SIMFEROPOL, April 22. /TASS/. Archival documents revealing the brutalities committed by Nazi invaders have been declassified in Crimea ahead of the 80th anniversary of Victory in the Great Patriotic War. These documents provide shocking insights into the criminal activities of the secret field police - the Geheimfeld Polizei - at a railway station on the peninsula. The Crimea and Sevastopol office of the Federal Security Service (FSB) issued a statement confirming the release of these records.
"The declassified documents complete the picture of the atrocities perpetrated by the Nazis. They contain vital information gathered by Soviet security authorities about the criminal actions of the secret field police at the Sem Kolodezei (Seven Water Wells) railway station in Crimea," the statement reads.

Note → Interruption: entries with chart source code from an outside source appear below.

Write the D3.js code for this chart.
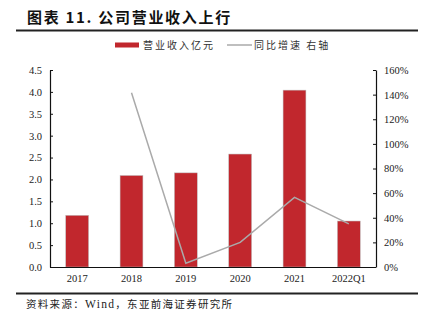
<!DOCTYPE html>
<html><head><meta charset="utf-8">
<script src="https://cdn.jsdelivr.net/npm/d3@7"></script>
<style>body{margin:0;background:#fff}svg{display:block}</style>
</head><body>
<svg id="c" width="424" height="324"></svg>
<script>
const categories = ["2017","2018","2019","2020","2021","2022Q1"];
const revenue = [1.18, 2.09, 2.15, 2.58, 4.04, 1.05];
const growth = [null, 1.416, 0.03, 0.20, 0.566, 0.35];
const leftTicks = [0,0.5,1,1.5,2,2.5,3,3.5,4,4.5];
const rightTicks = [0,0.2,0.4,0.6,0.8,1.0,1.2,1.4,1.6];
const title = "图表 11. 公司营业收入上行";
const legendLabels = ["营业收入亿元","同比增速 右轴"];
const sourcePre = "资料来源：";
const sourceMid = "Wind";
const sourcePost = "，东亚前海证券研究所";

const svg = d3.select("#c");
const L=50, R=376, T=70, B=267;
const serif = "'Liberation Serif','Times New Roman',serif";
const cjk = "'Noto Sans CJK SC',sans-serif";

const x = d3.scaleBand().domain(categories).range([L,R]).paddingInner(0.58).paddingOuter(0.29);
const y = d3.scaleLinear().domain([0,4.5]).range([B,T]);
const y2 = d3.scaleLinear().domain([0,1.6]).range([B,T]);

// title
svg.append("text").attr("x",27).attr("y",23).attr("font-family",cjk).attr("font-weight","bold")
  .attr("font-size",15).attr("letter-spacing",1.7).attr("fill","#111").text(title);
svg.append("line").attr("x1",16).attr("x2",418).attr("y1",30.5).attr("y2",30.5).attr("stroke","#222").attr("stroke-width",2);

// legend
svg.append("rect").attr("x",115).attr("y",42.5).attr("width",24).attr("height",5).attr("fill","#c1272d");
svg.append("text").attr("x",143).attr("y",48.5).attr("font-family",cjk).attr("font-size",10).attr("letter-spacing",2)
  .attr("fill","#333").text(legendLabels[0]);
svg.append("line").attr("x1",227).attr("x2",252).attr("y1",45).attr("y2",45).attr("stroke","#aaa").attr("stroke-width",1.5);
svg.append("text").attr("x",254).attr("y",48.5).attr("font-family",cjk).attr("font-size",10).attr("letter-spacing",2)
  .attr("fill","#333").text(legendLabels[1]);

// bars
svg.append("g").selectAll("rect").data(revenue).join("rect")
  .attr("x",(d,i)=>x(categories[i])).attr("width",x.bandwidth())
  .attr("y",d=>y(d)).attr("height",d=>B-y(d))
  .attr("fill","#c1272d").attr("stroke","#bbb").attr("stroke-width",0.5);

// line
const pts = growth.map((g,i)=>({c:categories[i],g})).filter(d=>d.g!==null);
svg.append("path").datum(pts)
  .attr("d",d3.line().x(d=>x(d.c)+x.bandwidth()/2).y(d=>y2(d.g)))
  .attr("fill","none").attr("stroke","#aaa").attr("stroke-width",1.5);

// axes
const la = svg.append("g").attr("transform",`translate(${L},0)`)
  .call(d3.axisLeft(y).tickValues(leftTicks).tickFormat(d3.format(".1f")).tickSizeInner(-3).tickSizeOuter(0).tickPadding(8));
const ra = svg.append("g").attr("transform",`translate(${R},0)`)
  .call(d3.axisRight(y2).tickValues(rightTicks).tickFormat(d3.format(".0%")).tickSizeInner(-3).tickSizeOuter(0).tickPadding(8));
const ba = svg.append("g").attr("transform",`translate(0,${B})`)
  .call(d3.axisBottom(x).tickSize(0).tickPadding(8));
[la,ra,ba].forEach(a=>{
  a.selectAll("path").attr("stroke","#111").attr("stroke-width",1.2);
  a.selectAll("line").attr("stroke","#111");
  a.selectAll("text").attr("font-family",serif).attr("font-size",10.5).attr("fill","#222");
});
ba.select("path").attr("d",`M${L},0.5H${R}`);

// footer
svg.append("line").attr("x1",16).attr("x2",418).attr("y1",293.5).attr("y2",293.5).attr("stroke","#222").attr("stroke-width",2);
const src = svg.append("text").attr("x",26).attr("y",308).attr("font-family",cjk).attr("font-size",10.5)
  .attr("letter-spacing",1.3).attr("fill","#222");
src.append("tspan").text(sourcePre);
src.append("tspan").attr("font-family",serif).attr("font-size",11.5).text(sourceMid);
src.append("tspan").text(sourcePost);
</script>
</body></html>
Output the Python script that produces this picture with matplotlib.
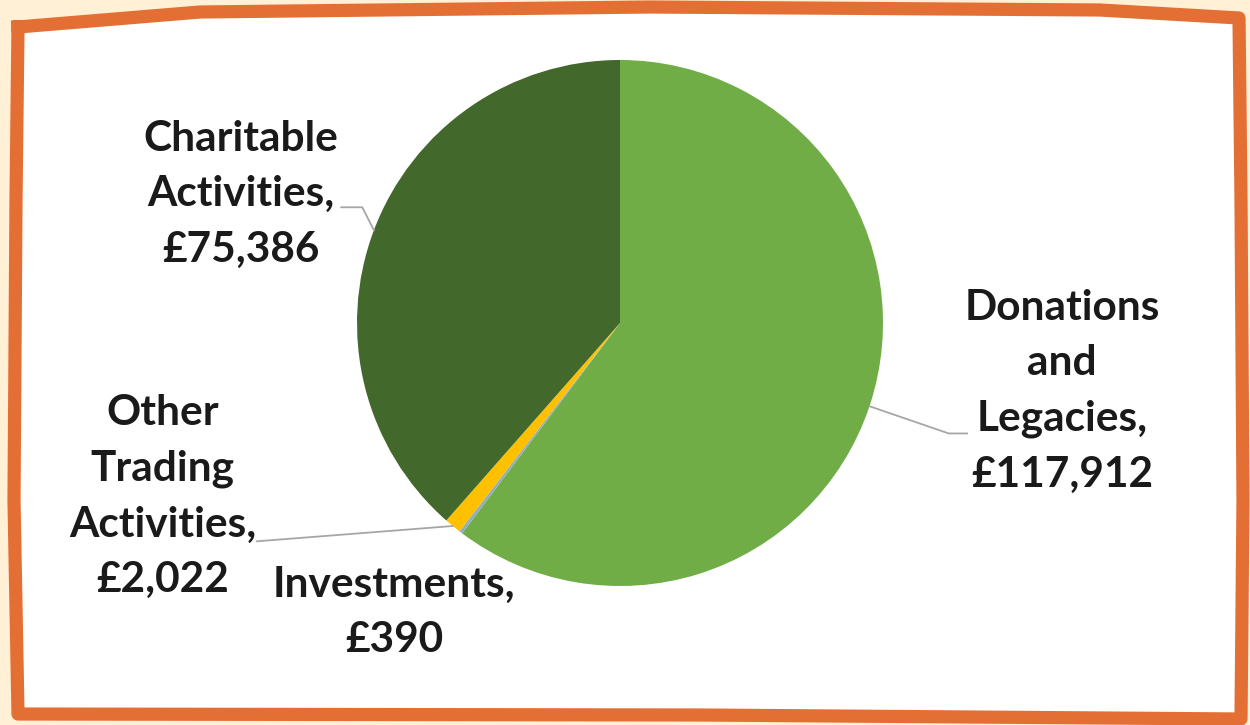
'''plot.py draws the income breakdown pie chart inside a hand-drawn orange frame.
'''

import matplotlib
matplotlib.use('Agg')
import matplotlib.pyplot as plt
import numpy as np

# income sources, clockwise from the top
labels = ['Donations\nand\nLegacies,', 'Investments,', 'Other\nTrading\nActivities,', 'Charitable\nActivities,']
values = [117912, 390, 2022, 75386]
colors = ['#70AD47', '#8FAFC0', '#FFC000', '#43682B']

# label centres in pie units (radius = 1, centre = 0,0)
label_pos = [(1.68, -0.26), (-0.86, -1.10), (-1.74, -0.66), (-1.44, 0.49)]
# knee point of each leader line (None = no leader)
leader_knee = [(1.25, -0.42), None, None, (-0.98, 0.44)]
leader_end = [(1.32, -0.42), None, (-1.38, -0.83), (-1.06, 0.44)]

W, H = 1250, 725

fig = plt.figure(figsize=(12.5, 7.25), dpi=100)
fig.patch.set_facecolor('#FFF0D6')

# frame drawn in pixel coords
bg = fig.add_axes([0, 0, 1, 1])
bg.set_xlim(0, W)
bg.set_ylim(H, 0)
bg.axis('off')
frame_x = [18, 200, 650, 1100, 1239, 1241, 1243, 1241, 700, 18, 14, 16, 18]
frame_y = [27, 12, 7, 10, 18, 200, 500, 719, 715, 714, 500, 200, 27]
bg.fill(frame_x, frame_y, color='white', zorder=1)
bg.plot(frame_x, frame_y, color='#E46F35', lw=9.5, solid_joinstyle='round', zorder=2)

# pie axes: centre (620, 323) px, radius 263 px
cx, cy, r = 620, 323, 263
ax = fig.add_axes([(cx - r) / W, (H - cy - r) / H, 2 * r / W, 2 * r / H])
wedges, _ = ax.pie(values, colors=colors, startangle=90, counterclock=False,
                   wedgeprops={'linewidth': 0})
ax.set_xlim(-1, 1)
ax.set_ylim(-1, 1)
ax.set_aspect('equal')

total = sum(values)
angles = []
start = 90.0
for v in values:
  sweep = 360.0 * v / total
  angles.append(np.deg2rad(start - sweep / 2))
  start -= sweep

for i, (lab, v) in enumerate(zip(labels, values)):
  txt = lab + '\n\u00a3{:,}'.format(v)
  lx, ly = label_pos[i]
  ax.text(lx, ly, txt, ha='center', va='center', fontsize=30.5, fontweight='bold',
          family=['Lato', 'DejaVu Sans'], color='#1A1A1A', linespacing=1.56,
          clip_on=False)
  if leader_end[i] is None:
    continue
  ex, ey = np.cos(angles[i]), np.sin(angles[i])
  pts = [(ex, ey)]
  if leader_knee[i] is not None:
    pts.append(leader_knee[i])
  pts.append(leader_end[i])
  xs, ys = zip(*pts)
  ax.plot(xs, ys, color='#A6A6A6', lw=1.3, clip_on=False)

plt.savefig('out.png', dpi=100, facecolor=fig.get_facecolor())
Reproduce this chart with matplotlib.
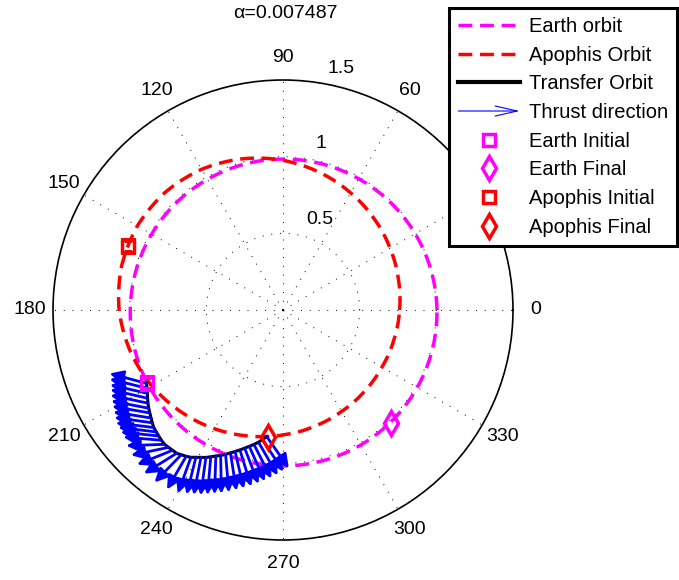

The documents offer disturbing evidence that in February 1944, death squads captured approximately one hundred Soviet women, children, and elderly residents hiding in quarries. These victims were transported to a concentration camp at the Sem Kolodezei station. After several days of interrogation and torture, they were taken to a mound behind the village and executed by gunfire.
An account from a Riga resident, Leopold Landsman, describes witnessing the brutality: "I saw one of the executioners, called Zimmer, crush a child alive with his feet, and take another by the legs and smash his head against the wheels of a truck."
Further, in late February 1944, a young man was brought to the punitive police office at Sem Kolodezei after being arrested for concealing a red banner. He was subjected to brutal interrogation - beaten with a rubber-coated cable, his arms twisted, and kicked and stomped on. His legs were then bound above the knees with the banner and the young man set ablaze. The young man lost consciousness but refused to provide information about his underground comrades when he regained awareness.
In March 1944, the secret field police detained Galina Peremishchenko, a local resident suspected of connections to resistance movements. After failing to extract a confession, the Nazis executed her in a forest behind the village.
The case files also contain detailed accounts of the torture inflicted upon underground fighters from the villages of Marfovka and Mariental - now known respectively as Marfovka and Gornostaevka in the Leninsky district. For ethical reasons, specific details are omitted, but the testimonies describe the Nazis’ brutal methods, moral degradation, and marauding behaviors.
The release of these documents serves as a stark reminder of the horrors inflicted during that dark chapter of history, preserving the memory of those who suffered and fought during the Nazi occupation.